(DATA FOR THIS TASK):

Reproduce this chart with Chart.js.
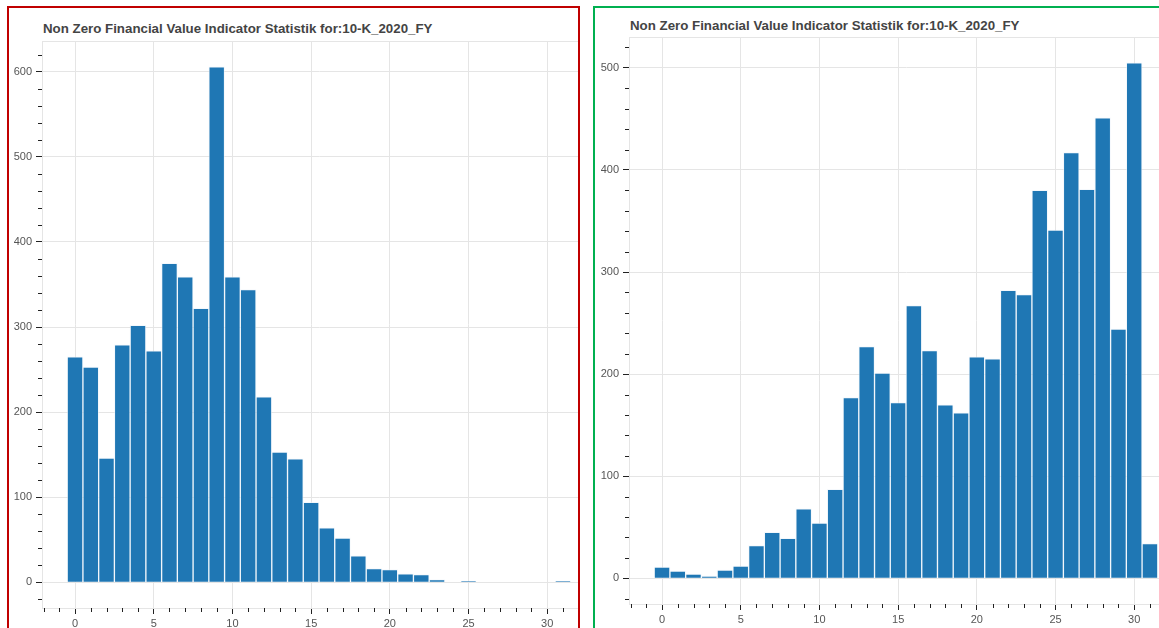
<!DOCTYPE html>
<html><head><meta charset="utf-8">
<script src="https://cdn.jsdelivr.net/npm/chart.js@4.4.1/dist/chart.umd.min.js"></script>
<style>
html,body{margin:0;padding:0;width:1159px;height:628px;overflow:hidden;background:#fff;font-family:"Liberation Sans",Arial,sans-serif;}
.panel{position:absolute;box-sizing:border-box;overflow:hidden;background:#fff;}
#p1{left:7px;top:6px;width:573px;height:660px;border:2px solid #c00000;}
#p2{left:593px;top:6px;width:620px;height:660px;border:2px solid #00b050;}
.title{position:absolute;font:bold 13.3px "Liberation Sans",Arial,sans-serif;color:#444;white-space:nowrap;line-height:15px;}
canvas{position:absolute;}
</style></head>
<body>
<div id="p1" class="panel">
  <div class="title" style="left:34px;top:13px;">Non Zero Financial Value Indicator Statistik for:10-K_2020_FY</div>
  <canvas id="c1" width="600" height="640" style="left:-9px;top:-8px;width:600px;height:640px;"></canvas>
</div>
<div id="p2" class="panel">
  <div class="title" style="left:35px;top:10px;">Non Zero Financial Value Indicator Statistik for:10-K_2020_FY</div>
  <canvas id="c2" width="600" height="640" style="left:-8px;top:-8px;width:600px;height:640px;"></canvas>
</div>
<script>
// ---- data ----
const bins = [0,1,2,3,4,5,6,7,8,9,10,11,12,13,14,15,16,17,18,19,20,21,22,23,24,25,26,27,28,29,30,31];
const leftCounts = [265,253,146,279,302,272,375,359,322,606,359,344,218,153,145,94,64,52,31,16,15,10,9,3,0,1,0,0,0,0,0,1];
const rightCounts = [11,7,4,2,8,12,32,45,39,68,54,87,177,227,201,172,267,223,170,162,217,215,282,278,380,341,417,381,451,244,505,34];
const xTickStep = 5;
const leftYTickStep = 100;
const rightYTickStep = 100;
const leftYRange = [-30.3, 636.3];
const rightYRange = [-25.25, 530.25];
const xRange = [-2.1, 33.1];

const AXIS = '#222';
const GRID = '#e5e5e5';
const LABEL = '#555';

const frameAndMinor = {
  id: 'frameAndMinor',
  beforeDatasetsDraw(chart) {
    const {ctx, chartArea: a} = chart;
    ctx.save();
    ctx.strokeStyle = GRID; ctx.lineWidth = 1;
    ctx.strokeRect(a.left + 0.5, a.top + 0.5, a.right - a.left, a.bottom - a.top);
    ctx.restore();
  },
  afterDraw(chart) {
    const {ctx, chartArea: a, scales} = chart;
    const xs = scales.x, ys = scales.y;
    ctx.save();
    ctx.strokeStyle = AXIS; ctx.lineWidth = 1;
    ctx.beginPath();
    for (let v = Math.ceil(xs.min); v <= xs.max; v++) {
      if (v % xTickStep === 0) continue;
      const px = Math.round(xs.getPixelForValue(v)) + 0.5;
      ctx.moveTo(px, a.bottom); ctx.lineTo(px, a.bottom + 4);
    }
    const minorY = chart.options.minorY;
    for (let v = Math.ceil(ys.min / minorY) * minorY; v <= ys.max; v += minorY) {
      if (Math.abs(v % 100) < 1e-6) continue;
      const py = Math.round(ys.getPixelForValue(v)) + 0.5;
      ctx.moveTo(a.left, py); ctx.lineTo(a.left - 4, py);
    }
    ctx.stroke();
    ctx.restore();
  }
};

function makeChart(id, counts, yRange, yStep, pad, yWidth, xHeight) {
  return new Chart(document.getElementById(id), {
    type: 'bar',
    data: {
      datasets: [{
        data: bins.map((b, i) => ({x: b, y: counts[i]})),
        backgroundColor: '#1f77b4',
        borderColor: 'rgba(235,242,250,0.55)',
        borderWidth: 1,
        borderSkipped: 'bottom',
        barPercentage: 1,
        categoryPercentage: 1,
        grouped: false
      }]
    },
    options: {
      responsive: false,
      devicePixelRatio: 1,
      animation: false,
      minorY: 20,
      layout: {padding: pad},
      plugins: {legend: {display: false}, tooltip: {enabled: false}, title: {display: false}},
      scales: {
        x: {
          type: 'linear', min: xRange[0], max: xRange[1], offset: false,
          ticks: {stepSize: xTickStep, includeBounds: false, color: LABEL, padding: 3, maxRotation: 0,
                  font: {family: '"Liberation Sans", Arial, sans-serif', size: 11}},
          grid: {color: GRID, tickColor: AXIS, tickLength: 6, offset: false},
          border: {color: AXIS, width: 1},
          afterFit(s) { s.height = xHeight; }
        },
        y: {
          type: 'linear', min: yRange[0], max: yRange[1],
          ticks: {stepSize: yStep, includeBounds: false, color: LABEL, padding: 4,
                  font: {family: '"Liberation Sans", Arial, sans-serif', size: 11}},
          grid: {color: GRID, tickColor: AXIS, tickLength: 6},
          border: {color: AXIS, width: 1},
          afterFit(s) { s.width = yWidth; }
        }
      }
    },
    plugins: [frameAndMinor]
  });
}

makeChart('c1', leftCounts, leftYRange, leftYTickStep, {left: 0, right: 4, top: 41, bottom: 0}, 42, 32);
makeChart('c2', rightCounts, rightYRange, rightYTickStep, {left: 0, right: 4, top: 37, bottom: 0}, 42, 36);
</script>
</body></html>
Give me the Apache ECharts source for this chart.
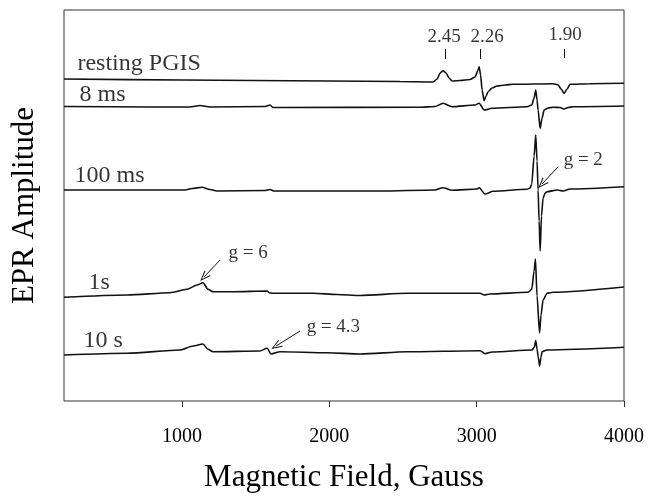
<!DOCTYPE html>
<html>
<head>
<meta charset="utf-8">
<script src="https://cdn.jsdelivr.net/npm/echarts@6/dist/echarts.min.js"></script>
<style>html,body{margin:0;padding:0;background:#fff}#c{width:651px;height:499px}</style>
</head>
<body>
<div id="c"></div>
<script>
// Field axis (Gauss)
const fieldMin = 200, fieldMax = 4000;
const fieldTicks = [1000, 2000, 3000, 4000];
const ampMin = 0, ampMax = 391;

// Spectra: [field (G), amplitude (arb., stacked)]
const resting = [[200,322],[1000,321],[2480,319.5],[2704,319],[2732,322],[2752,328],[2772,330.3],[2793,328],[2813,323],[2833,320],[2888,320.5],[2956,321.5],[2989,324],[3010,331],[3017,334.3],[3027,326],[3037,311],[3051,300.3],[3064,305],[3078,309.3],[3105,313],[3139,315],[3193,316],[3247,316.7],[3519,317.3],[3553,316],[3573,312],[3593,307.7],[3614,312],[3634,316.7],[3770,317.3],[4000,317.7]];
const ms8 = [[200,294.5],[784,294],[1055,294],[1123,295.5],[1191,294],[1564,294.5],[1598,296],[1618,293.5],[1646,293.5],[2616,293.7],[2718,294.5],[2772,297.7],[2833,294.3],[2989,296],[3017,297.7],[3051,291],[3105,292.7],[3342,294.3],[3374,296],[3390,303],[3401,311],[3410,301],[3417,291],[3431,272.7],[3444,283],[3458,291],[3485,293],[3519,293.7],[3566,293.5],[3593,292],[3621,293.5],[3655,294.3],[4000,295]];
const ms100 = [[200,211],[1021,211],[1069,212.5],[1137,213.7],[1191,211.5],[1238,210],[1564,210.5],[1598,211.5],[1625,210],[2345,210],[2718,211],[2772,213.3],[2833,210.7],[3003,212],[3017,213.3],[3057,207],[3112,209.7],[3342,211.7],[3363,213],[3374,217],[3390,245],[3401,266],[3410,240],[3417,211],[3424,180],[3431,150],[3440,185],[3451,203],[3465,208],[3478,209.3],[3546,211],[3587,210],[3634,212],[4000,214.3]];
const s1 = [[200,103.7],[628,106],[919,108.3],[1035,111.7],[1103,116],[1143,118.3],[1177,111.7],[1211,109.3],[1347,109.3],[1578,110],[1591,108.3],[1618,107.7],[1890,107.7],[2053,106.5],[2209,105.5],[2528,107.7],[3023,107.7],[3051,106],[3091,107],[3349,108.7],[3374,111.7],[3390,130],[3399,142],[3410,105],[3427,68],[3437,86],[3451,101],[3478,107.7],[3519,108.7],[4000,114]];
const s10 = [[200,46],[628,47.7],[987,51],[1076,55],[1143,57],[1177,51.7],[1211,49.3],[1530,50],[1578,52.7],[1605,47],[1666,49.3],[1985,48.3],[2209,47],[2528,49.3],[3023,50.3],[3057,47.3],[3105,49],[3376,51],[3392,54],[3401,60.5],[3410,52],[3418,44],[3427,35],[3437,44],[3444,49.3],[3478,51],[4000,53.7]];

// Annotations in data coordinates
const traceLabels = [['resting PGIS',288,337],['8 ms',302,306],['100 ms',268,225],['1s',363,118],['10 s',329,60]];
const gValueLabels = [['2.45',2779,364],['2.26',3071,364],['1.90',3600,366]];
const gFactorLabels = [['g = 2',3587,241],['g = 6',1313,148],['g = 4.3',1843,74]];
const gTicks = [[2786,352,342],[3024,352,342],[3593,352,343]];
const arrows = [[3553,234.3,3444,217],[1259,141,1150,124],[1802,70,1639,55]];

const FONT = 'Liberation Serif';
const chart = echarts.init(document.getElementById('c'), null, {renderer:'canvas'});

function spectrum(name, data){
  return {name, type:'line', data, symbol:'none', smooth:0.25, smoothMonotone:'x',
    lineStyle:{color:'#111', width:1.6}, z:3};
}

const openArrow = 'path://M0,0 L-4,11 L-3,11.4 L0,2.6 L3,11.4 L4,11 Z';

const labelSeries = {
  type:'scatter', symbolSize:1, itemStyle:{color:'rgba(0,0,0,0)'}, silent:true, z:5,
  data: [].concat(
    traceLabels.map(t => ({value:[t[1],t[2]], label:{show:true, formatter:t[0], position:'right', distance:0, fontFamily:FONT, fontSize:24, color:'#000'}})),
    gValueLabels.map(t => ({value:[t[1],t[2]], label:{show:true, formatter:t[0], position:'inside', fontFamily:FONT, fontSize:19, color:'#000'}})),
    gFactorLabels.map(t => ({value:[t[1],t[2]], label:{show:true, formatter:t[0], position:'right', distance:0, fontFamily:FONT, fontSize:19, color:'#000'}}))
  ),
  markLine:{
    silent:true, animation:false, label:{show:false},
    lineStyle:{color:'#111', width:1, type:'solid'},
    symbol:['none','none'],
    data: [].concat(
      gTicks.map(t => [{coord:[t[0],t[1]], symbol:'none'},{coord:[t[0],t[2]], symbol:'none'}]),
      arrows.map(a => [{coord:[a[0],a[1]], symbol:'none'},{coord:[a[2],a[3]], symbol:openArrow, symbolSize:[8,11]}])
    )
  }
};

chart.setOption({
  animation:false,
  grid:{left:64, right:27, top:10, bottom:98, show:true, borderColor:'#333', borderWidth:1, backgroundColor:'transparent'},
  xAxis:{type:'value', min:fieldMin, max:fieldMax,
    name:'Magnetic Field, Gauss', nameLocation:'middle', nameGap:61,
    nameTextStyle:{fontFamily:FONT, fontSize:31, color:'#000'},
    axisLine:{show:false}, splitLine:{show:false},
    axisTick:{show:true, inside:false, length:6, customValues:fieldTicks, lineStyle:{color:'#333'}},
    axisLabel:{customValues:fieldTicks, margin:26, fontFamily:FONT, fontSize:20, color:'#000', formatter:v => String(v)}
  },
  yAxis:{type:'value', min:ampMin, max:ampMax,
    name:'EPR Amplitude', nameLocation:'middle', nameGap:24,
    nameTextStyle:{fontFamily:FONT, fontSize:31, color:'#000'},
    axisLine:{show:false}, axisTick:{show:false}, axisLabel:{show:false}, splitLine:{show:false}
  },
  series:[spectrum('resting PGIS',resting), spectrum('8 ms',ms8), spectrum('100 ms',ms100), spectrum('1s',s1), spectrum('10 s',s10), labelSeries]
});
</script>
</body>
</html>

(PROBLEM): The images in the entries above should be left out; please reproduce exactly the lines from the first through the one containing "const LABEL = '#555';".

(RESULT FOR THIS TASK):
Reproduce this chart with Chart.js.
<!DOCTYPE html>
<html><head><meta charset="utf-8">
<script src="https://cdn.jsdelivr.net/npm/chart.js@4.4.1/dist/chart.umd.min.js"></script>
<style>
html,body{margin:0;padding:0;width:1159px;height:628px;overflow:hidden;background:#fff;font-family:"Liberation Sans",Arial,sans-serif;}
.panel{position:absolute;box-sizing:border-box;overflow:hidden;background:#fff;}
#p1{left:7px;top:6px;width:573px;height:660px;border:2px solid #c00000;}
#p2{left:593px;top:6px;width:620px;height:660px;border:2px solid #00b050;}
.title{position:absolute;font:bold 13.3px "Liberation Sans",Arial,sans-serif;color:#444;white-space:nowrap;line-height:15px;}
canvas{position:absolute;}
</style></head>
<body>
<div id="p1" class="panel">
  <div class="title" style="left:34px;top:13px;">Non Zero Financial Value Indicator Statistik for:10-K_2020_FY</div>
  <canvas id="c1" width="600" height="640" style="left:-9px;top:-8px;width:600px;height:640px;"></canvas>
</div>
<div id="p2" class="panel">
  <div class="title" style="left:35px;top:10px;">Non Zero Financial Value Indicator Statistik for:10-K_2020_FY</div>
  <canvas id="c2" width="600" height="640" style="left:-8px;top:-8px;width:600px;height:640px;"></canvas>
</div>
<script>
// ---- data ----
const bins = [0,1,2,3,4,5,6,7,8,9,10,11,12,13,14,15,16,17,18,19,20,21,22,23,24,25,26,27,28,29,30,31];
const leftCounts = [265,253,146,279,302,272,375,359,322,606,359,344,218,153,145,94,64,52,31,16,15,10,9,3,0,1,0,0,0,0,0,1];
const rightCounts = [11,7,4,2,8,12,32,45,39,68,54,87,177,227,201,172,267,223,170,162,217,215,282,278,380,341,417,381,451,244,505,34];
const xTickStep = 5;
const leftYTickStep = 100;
const rightYTickStep = 100;
const leftYRange = [-30.3, 636.3];
const rightYRange = [-25.25, 530.25];
const xRange = [-2.1, 33.1];

const AXIS = '#222';
const GRID = '#e5e5e5';
const LABEL = '#555';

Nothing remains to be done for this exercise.